For Sharp using the MapR data platform was a given – he was already familiar with its features and capabilities.  Coincidentally, his boss-to-be at NOV had already come to the same conclusion six month’s earlier and made MapR a part of their infrastructure. “Learning that MapR was part of the infrastructure was one of the reasons I took the job,” comments Sharp.  “I realized we had compatible ideas about how to solve Big Data problems.”

“MapR is relatively easy to install and setup, and the POSIX-compliant NFS-enabled clustered file system makes loading data onto MapR very easy,” Sharp adds.  “It is the quickest way to get started with Hadoop and the most flexible in terms of using ecosystem tools.  The next step was to figure out which tools in the Hadoop ecosystem to include to create a viable solution.”

Querying OpenTSDB

The initial goal was to load large volumes of data into OpenTSDB, a time series database. However, Sharp realized that other Hadoop SQL-based tools could not query the native OpenTSDB data table easily. So he designed a partitioned Hive-table to store all ingested data as well.  This hybrid storage approach supported options to negotiate the tradeoffs between storage size and query time, and has yielded some interesting results.  For example, Hive allowed data to be accessed by common tools such as Spark and Drill for analytics with query times in minutes, whereas OpenTSDB offered for near-instantaneous visualization of months and years of data. The ultimate solution, says Sharp, was to ingest data into a canonical partitioned Hive table for use by Spark and Drill and use Hive to generate files for the OpenTSDB import process.

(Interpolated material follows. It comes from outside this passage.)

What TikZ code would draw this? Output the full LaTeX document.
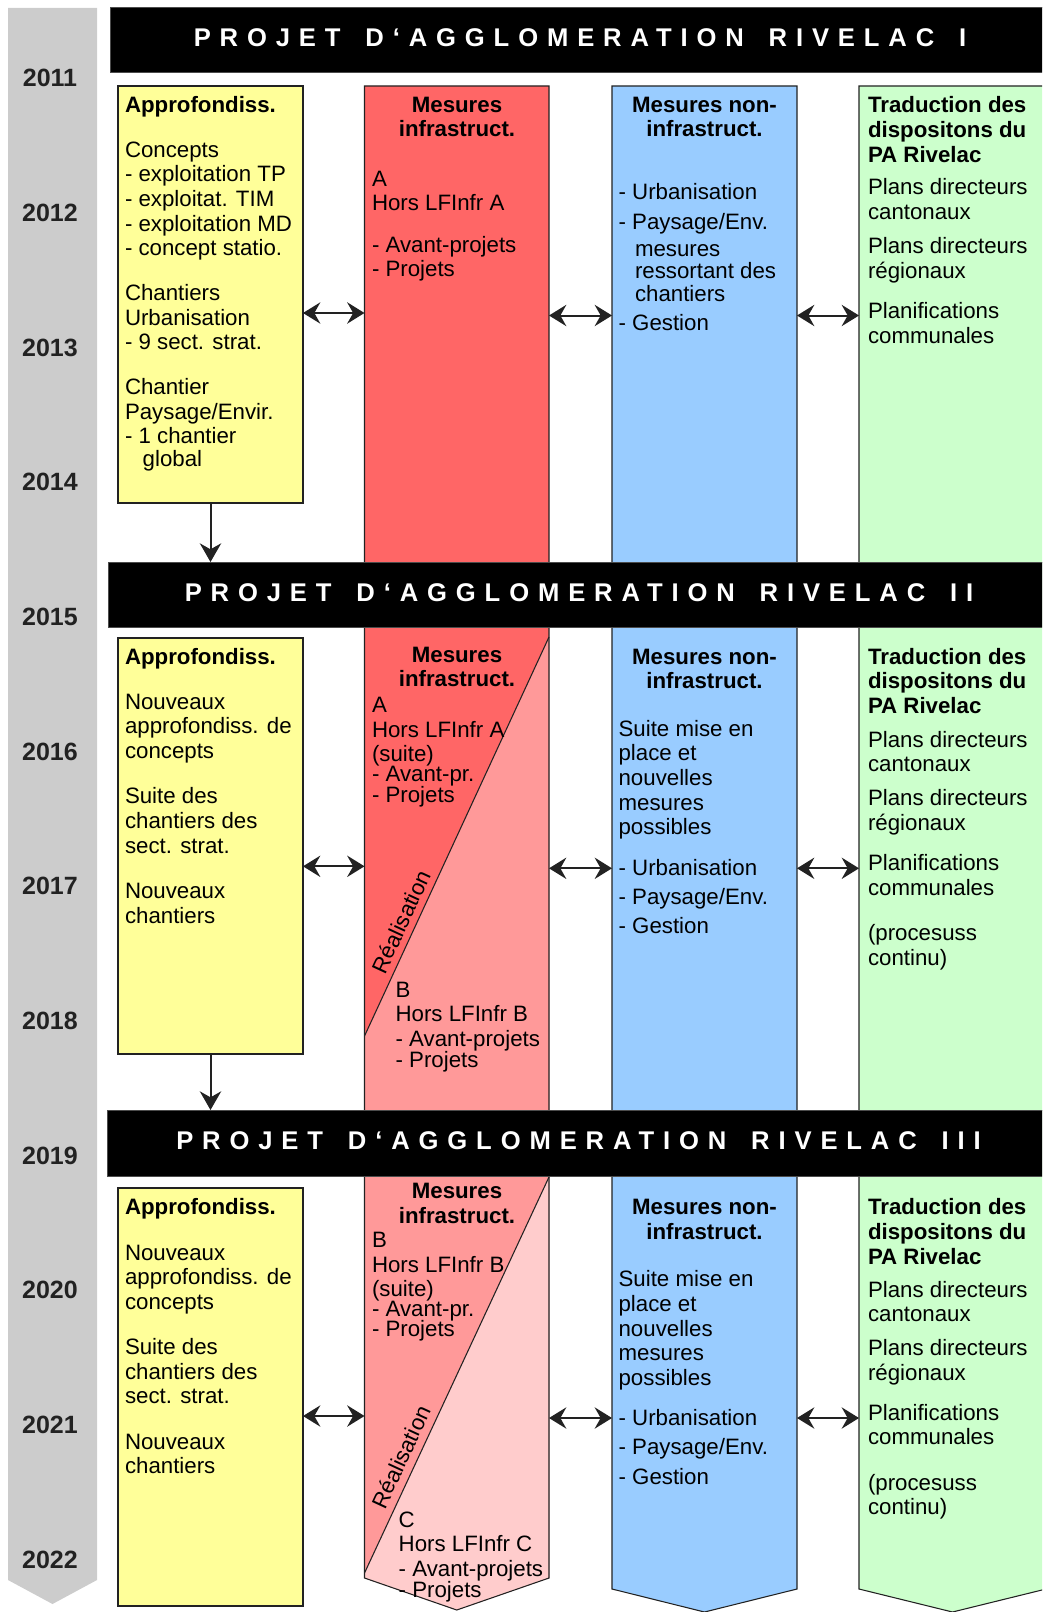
\documentclass[tikz,border=0pt]{standalone}
\usepackage{fontspec}
\setmainfont{Liberation Sans}
\newfontfamily\bannerfont[LetterSpace=34.7]{Liberation Sans}
\usetikzlibrary{arrows.meta}
\definecolor{cgray}{HTML}{CCCCCC}
\definecolor{cyel}{HTML}{FFFF99}
\definecolor{cred}{HTML}{FF6666}
\definecolor{credb}{HTML}{FF9999}
\definecolor{credc}{HTML}{FFCCCC}
\definecolor{cblue}{HTML}{99CCFF}
\definecolor{cgreen}{HTML}{CCFFCC}
\definecolor{cline}{HTML}{222222}
\newcommand\txtl[2][18.5pt]{\vtop{\baselineskip=#1\lineskiplimit=-50pt\lineskip=0pt\let\\\cr\halign{##\hfil\cr#2\crcr}}}
\newcommand\txtc[2][18.5pt]{\vtop{\baselineskip=#1\lineskiplimit=-50pt\lineskip=0pt\let\\\cr\halign{\hfil##\hfil\cr#2\crcr}}}
\newcommand\vgap[1]{\noalign{\vskip#1}}
\tikzset{
  tx/.style={inner sep=0pt, outer sep=0pt, anchor=base west, font=\fontsize{16.7pt}{18.5pt}\selectfont},
  txc/.style={tx, anchor=base},
  year/.style={inner sep=0pt, anchor=base, text=cline, font=\bfseries\fontsize{18.75pt}{20pt}\selectfont},
  banner/.style={fill=black, draw=black!70, line width=0.5pt, text=white, inner sep=0pt, outer sep=0pt, minimum height=48.75pt, text depth=3pt,
     font=\bannerfont\bfseries\fontsize{19.2pt}{22pt}\selectfont},
  ybox/.style={fill=cyel, draw=cline, line width=0.8pt, inner sep=0pt, outer sep=0pt, minimum width=138.75pt},
  colline/.style={draw=cline, line width=0.8pt},
  dblarr/.style={line width=1.5pt, draw=cline, {Stealth[length=13pt,width=16pt,inset=4.5pt]}-{Stealth[length=13pt,width=16pt,inset=4.5pt]}},
  downarr/.style={line width=1.5pt, draw=cline, -{Stealth[length=14pt,width=16pt,inset=4.5pt]}},
  realis/.style={inner sep=0pt, rotate=65.2, font=\fontsize{16.7pt}{18.5pt}\selectfont}
}
\newcommand\bannertext[1]{PROJET\hspace{18.6pt}D‘AGGLOMERATION\hspace{18.6pt}RIVELAC\hspace{18.6pt}#1}
\begin{document}
\begin{tikzpicture}[x=0.75pt,y=-0.75pt]
\useasboundingbox (0,0) rectangle (1042,1612);
\clip (0,0) rectangle (1042,1612);
% timeline bar
\fill[cgray] (8,8) -- (97,8) -- (97,1580) -- (52.5,1604) -- (8,1580) -- cycle;
\foreach \i in {0,...,11}{
  \pgfmathtruncatemacro\yr{2011+\i}
  \pgfmathsetmacro\yy{87+134.65*\i}
  \node[year] (yr\i) at (50,\yy) {\yr};
}
% red column
\fill[cred] (364.5,86) -- (549,86) -- (549,1578) -- (456.75,1610) -- (364.5,1578) -- cycle;
\fill[credb] (549,637) -- (364.5,1036) -- (364.5,1578) -- (456.75,1610) -- (549,1578) -- cycle;
\fill[credc] (549,1177) -- (364.5,1573) -- (364.5,1578) -- (456.75,1610) -- (549,1578) -- cycle;
\draw[colline] (364.5,86) -- (549,86) -- (549,1578) -- (456.75,1610) -- (364.5,1578) -- cycle;
\draw[colline] (549,637) -- (364.5,1036);
\draw[colline] (549,1177) -- (364.5,1573);
% blue column
\filldraw[colline, fill=cblue] (612,86) -- (797,86) -- (797,1589) -- (704.5,1612) -- (612,1589) -- cycle;
% green column
\filldraw[colline, fill=cgreen] (859,86) -- (1046,86) -- (1046,1589) -- (952.5,1612) -- (859,1589) -- cycle;
% banners
\node[banner, minimum width=705pt] (ban1) at (580,39.5) {\bannertext{I}};
\node[banner, minimum width=706.5pt] (ban2) at (579,594.5) {\bannertext{II}};
\node[banner, minimum width=707.25pt, minimum height=49.5pt] (ban3) at (578.5,1143) {\bannertext{III}};
% yellow boxes
\node[ybox, minimum height=312.75pt] (y1) at (210.5,294.5) {};
\node[ybox, minimum height=312pt] (y2) at (210.5,846) {};
\node[ybox, minimum height=313.5pt] (y3) at (210.5,1397) {};
% arrow end points on the columns
\coordinate (r1a) at (364.5,313);   \coordinate (r1b) at (549,315.5);
\coordinate (b1a) at (612,315.5);   \coordinate (b1b) at (797,315.5);
\coordinate (g1a) at (859,315.5);
\coordinate (r2a) at (364.5,866.3); \coordinate (r2b) at (549,868.3);
\coordinate (b2a) at (612,868.3);   \coordinate (b2b) at (797,868.3);
\coordinate (g2a) at (859,868.3);
\coordinate (r3a) at (364.5,1416);  \coordinate (r3b) at (549,1418);
\coordinate (b3a) at (612,1418);    \coordinate (b3b) at (797,1418);
\coordinate (g3a) at (859,1418);
\draw[dblarr] (y1.east |- r1a) -- (r1a);
\draw[dblarr] (r1b) -- (b1a);
\draw[dblarr] (b1b) -- (g1a);
\draw[dblarr] (y2.east |- r2a) -- (r2a);
\draw[dblarr] (r2b) -- (b2a);
\draw[dblarr] (b2b) -- (g2a);
\draw[dblarr] (y3.east |- r3a) -- (r3a);
\draw[dblarr] (r3b) -- (b3a);
\draw[dblarr] (b3b) -- (g3a);
\draw[downarr] (y1.south) -- (y1.south |- ban2.north);
\draw[downarr] (y2.south) -- (y2.south |- ban3.north);
% ---------- section 1 texts
\node[tx] (t1y) at (125,112.5) {\txtl{\textbf{Approfondiss.}\\\vgap{15pt}Concepts\\- exploitation TP\\- exploitat. TIM\\- exploitation MD\\- concept statio.\\\vgap{15pt}Chantiers\\Urbanisation\\- 9 sect. strat.\\\vgap{15pt}Chantier\\Paysage/Envir.\\- 1 chantier\\\vgap{-1.5pt}\hspace{13.3pt}global}};
\node[txc] (t1rt) at (457,112.3) {\txtc{\textbf{Mesures}\\\textbf{infrastruct.}}};
\node[tx] (t1r) at (372,186.3) {\txtl{A\\Hors LFInfr A\\\vgap{12.3pt}- Avant-projets\\- Projets}};
\node[txc] (t1bt) at (704.5,112.3) {\txtc{\textbf{Mesures non-}\\\textbf{infrastruct.}}};
\node[tx] (t1b1) at (618.6,199.7) {\txtl[22.35pt]{- Urbanisation\\- Paysage/Env.}};
\node[tx] (t1b2) at (635,256.2) {\txtl[16.95pt]{mesures\\ressortant des\\chantiers}};
\node[tx] (t1b3) at (618.6,330.2) {- Gestion};
\node[tx] (t1g) at (868,113) {\txtl{\textbf{Traduction des}\\\textbf{dispositons du}\\\textbf{PA Rivelac}\\\vgap{6pt}Plans directeurs\\cantonaux\\\vgap{7pt}Plans directeurs\\régionaux\\\vgap{11.8pt}Planifications\\communales}};
% ---------- section 2 texts
\node[tx] (t2y) at (125,664.1) {\txtl{\textbf{Approfondiss.}\\\vgap{15.4pt}Nouveaux\\approfondiss. de\\concepts\\\vgap{15.4pt}Suite des\\chantiers des\\sect. strat.\\\vgap{15.4pt}Nouveaux\\chantiers}};
\node[txc] (t2rt) at (457,662.1) {\txtc{\textbf{Mesures}\\\textbf{infrastruct.}}};
\node[tx] (t2r1) at (372,712.5) {\txtl{A\\Hors LFInfr A\\(suite)\\\vgap{-3.5pt}- Avant-pr.\\\vgap{-3pt}- Projets}};
\node[tx] (t2r2) at (395.6,997.1) {\txtl{B\\Hors LFInfr B\\- Avant-projets\\\vgap{-3pt}- Projets}};
\node[realis] (t2re) at (401,921.7) {Réalisation};
\node[txc] (t2bt) at (704.5,664.1) {\txtc{\textbf{Mesures non-}\\\textbf{infrastruct.}}};
\node[tx] (t2b1) at (618.6,736.1) {\txtl{Suite mise en\\place et\\nouvelles\\mesures\\possibles}};
\node[tx] (t2b2) at (618.6,875.8) {\txtl[21.6pt]{- Urbanisation\\- Paysage/Env.\\- Gestion}};
\node[tx] (t2g) at (868,664.1) {\txtl{\textbf{Traduction des}\\\textbf{dispositons du}\\\textbf{PA Rivelac}\\\vgap{6.9pt}Plans directeurs\\cantonaux\\\vgap{6.9pt}Plans directeurs\\régionaux\\\vgap{11.5pt}Planifications\\communales\\\vgap{15.4pt}(procesuss\\continu)}};
% ---------- section 3 texts
\node[tx] (t3y) at (125,1214.9) {\txtl{\textbf{Approfondiss.}\\\vgap{15.4pt}Nouveaux\\approfondiss. de\\concepts\\\vgap{15.4pt}Suite des\\chantiers des\\sect. strat.\\\vgap{15.4pt}Nouveaux\\chantiers}};
\node[txc] (t3rt) at (457,1198.5) {\txtc{\textbf{Mesures}\\\textbf{infrastruct.}}};
\node[tx] (t3r1) at (372,1247.8) {\txtl{B\\Hors LFInfr B\\\vgap{-0.8pt}(suite)\\\vgap{-3pt}- Avant-pr.\\\vgap{-3.9pt}- Projets}};
\node[tx] (t3r2) at (398.7,1527.3) {\txtl{C\\Hors LFInfr C\\- Avant-projets\\\vgap{-3pt}- Projets}};
\node[realis] (t3re) at (401,1457) {Réalisation};
\node[txc] (t3bt) at (704.5,1214.9) {\txtc{\textbf{Mesures non-}\\\textbf{infrastruct.}}};
\node[tx] (t3b1) at (618.6,1286.9) {\txtl{Suite mise en\\place et\\nouvelles\\mesures\\possibles}};
\node[tx] (t3b2) at (618.6,1425.5) {\txtl[22pt]{- Urbanisation\\- Paysage/Env.\\- Gestion}};
\node[tx] (t3g) at (868,1214.9) {\txtl{\textbf{Traduction des}\\\textbf{dispositons du}\\\textbf{PA Rivelac}\\\vgap{6.1pt}Plans directeurs\\cantonaux\\\vgap{6.9pt}Plans directeurs\\régionaux\\\vgap{11.5pt}Planifications\\communales\\\vgap{15.4pt}(procesuss\\continu)}};
\end{tikzpicture}
\end{document}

Coping with Data Preparation

Storage presented another problem.  “Hundreds of billions of data points uses a lot of storage space,” he notes.  “Storage space is less expensive now than it’s ever been, but the physical size of the data also affects read times of the data while querying.   Understanding the typical read patterns of the data allows us to lay down the data in MapR in a way to maximize the read performance. Moreover, partitioning data by its source and date leads to compact daily files.”

Sharp found both ORC (Optimized Row Columnar) format and Spark were essential tools for handling time-series data and analytic queries over larger time ranges.

Bottom Line

As a result of his efforts, he has created a very compact, lossless storage mechanism for sensor data.   Each terabyte of storage has the capacity to store 750 billion to 5 trillion data points.  This is equivalent to 20,000 – 150,000 sensor-years of 1 Hz data and will allow NOV to store all sensor data on a single MapR cluster.

“Our organization now has platform data capabilities to enable Condition-Based Maintenance,” Sharp says.  “All sensor data are accessible by any authorized user or application at any time for analytics, machine learning, and visualization with Hive, Spark, OpenTSDB and other vendor software.  The Data Science and Product teams have all the tools and data necessary to build, test, and deliver complicated CBM models and applications.”

Becoming a Big Data All Star

When asked what advice he might have for other potential Big Data All Stars, Sharp comments, “Have a big vision.  Use cases are great to get started, vision is critical to creating a sustainable platform.”

“Learn as much of the ecosystem as you can, what each tool does and how it can be applied. End-to-end solutions won’t come from a single tool or implementation, but rather by assembling the use of a broad range of available Big Data tools to create solutions.”